--- START Information provided ---

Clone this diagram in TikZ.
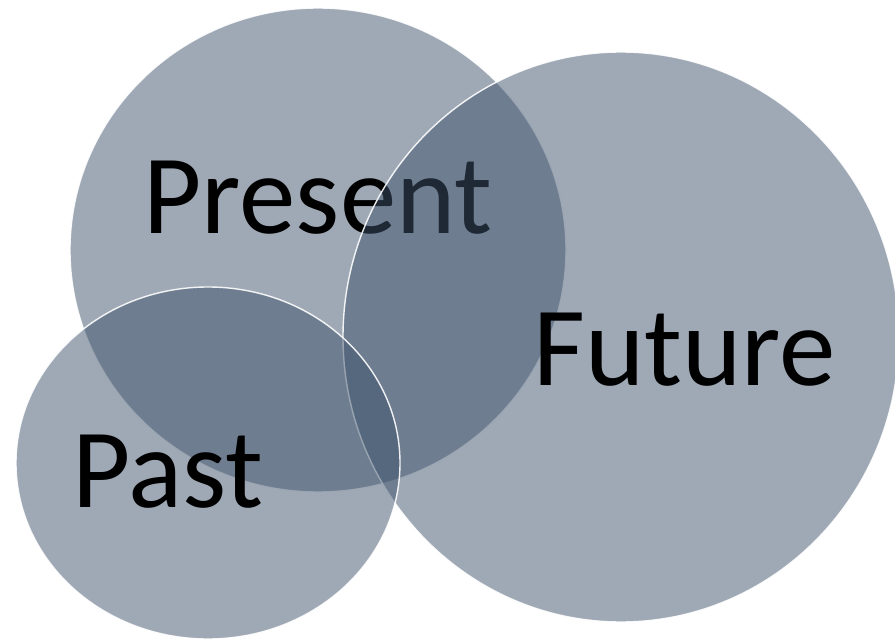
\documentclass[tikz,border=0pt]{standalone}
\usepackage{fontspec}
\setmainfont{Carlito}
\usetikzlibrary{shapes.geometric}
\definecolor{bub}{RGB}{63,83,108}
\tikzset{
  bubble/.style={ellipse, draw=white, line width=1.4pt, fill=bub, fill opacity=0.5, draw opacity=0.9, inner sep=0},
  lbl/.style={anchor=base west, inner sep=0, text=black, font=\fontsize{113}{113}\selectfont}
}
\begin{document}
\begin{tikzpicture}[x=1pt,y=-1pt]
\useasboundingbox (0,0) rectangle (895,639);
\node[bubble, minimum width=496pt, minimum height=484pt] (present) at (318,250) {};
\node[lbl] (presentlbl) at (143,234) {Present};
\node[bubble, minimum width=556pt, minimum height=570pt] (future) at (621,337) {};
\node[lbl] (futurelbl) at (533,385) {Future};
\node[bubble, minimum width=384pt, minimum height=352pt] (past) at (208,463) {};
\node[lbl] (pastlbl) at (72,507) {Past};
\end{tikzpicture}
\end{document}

--- END Information provided ---

What is asked>
Leave out the pictures and restate everything else word for word.

Written reply>
Clone this diagram in TikZ.
\documentclass[tikz,border=0pt]{standalone}
\usepackage{fontspec}
\setmainfont{Carlito}
\usetikzlibrary{shapes.geometric}
\definecolor{bub}{RGB}{63,83,108}
\tikzset{
  bubble/.style={ellipse, draw=white, line width=1.4pt, fill=bub, fill opacity=0.5, draw opacity=0.9, inner sep=0},
  lbl/.style={anchor=base west, inner sep=0, text=black, font=\fontsize{113}{113}\selectfont}
}
\begin{document}
\begin{tikzpicture}[x=1pt,y=-1pt]
\useasboundingbox (0,0) rectangle (895,639);
\node[bubble, minimum width=496pt, minimum height=484pt] (present) at (318,250) {};
\node[lbl] (presentlbl) at (143,234) {Present};
\node[bubble, minimum width=556pt, minimum height=570pt] (future) at (621,337) {};
\node[lbl] (futurelbl) at (533,385) {Future};
\node[bubble, minimum width=384pt, minimum height=352pt] (past) at (208,463) {};
\node[lbl] (pastlbl) at (72,507) {Past};
\end{tikzpicture}
\end{document}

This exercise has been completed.